ICANN Wants to Trap WHOIS Abusers for Study

September 28, 2009domain scams, Domaining, Domainnamewire, icann, Policy & Law, spam, whoisComments Off on ICANN Wants to Trap WHOIS Abusers for Study

Group sends our RFP for whois abuse study.

ICANN, through Generic Names Supporting Organization (GNSO), is seeking proposals from qualified companies to study whois abuse. One of its proposed mechanisms for studying abuse is to set up a number of test domain names to see what happens to the whois data created for them.

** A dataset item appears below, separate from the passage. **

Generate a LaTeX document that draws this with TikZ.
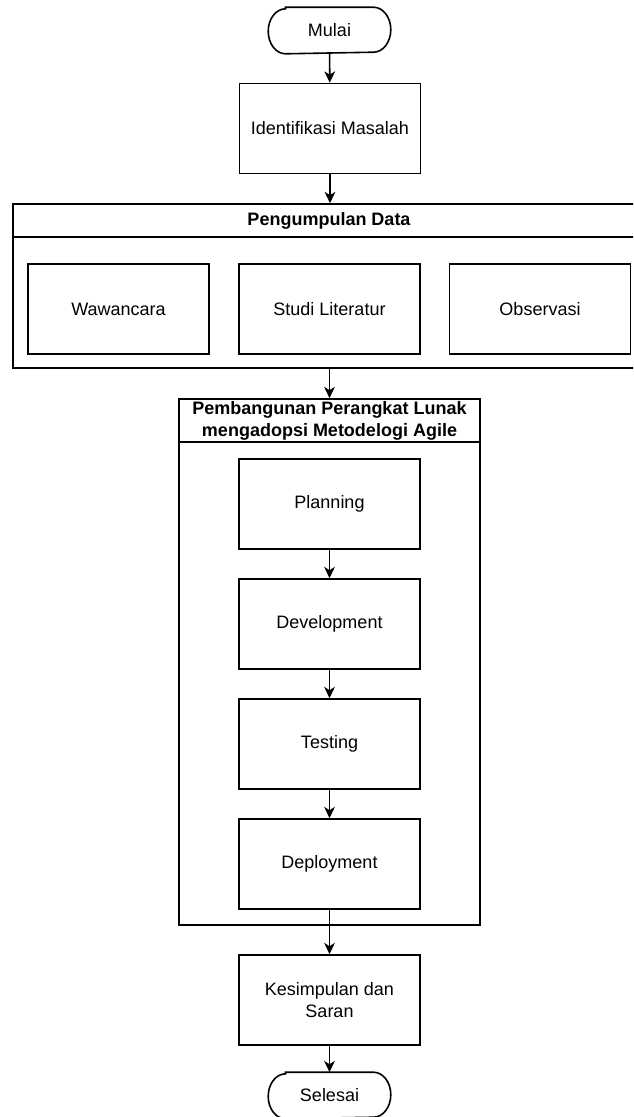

A similar study (pdf) was conducted in 2007, but only to research whois harvesting for spam. In the new study, GNSO will also check for postal/phone solicitations, phishing, and identity theft.

A number of scams are perpetrated using e-mail addresses harvested from whois. Two popular ones are the renewal scam — which seeks to get you to transfer your domain to another registrar — and the domain appraisal scam. Whois data is also used for marketing. Even large companies have used whois data for marketing in the past; I once received a mailing from Yahoo addressed using whois contact information.

I have long proposed having a registry, or even ICANN-level domain masking service. This would mask all registration email addresses as or similar, and would forward all mail to the domain owner. This would allow the registry or ICANN to shut down scams. (Although this probably isn’t a responsibility they’d like). Doing this would require a thick-whois model.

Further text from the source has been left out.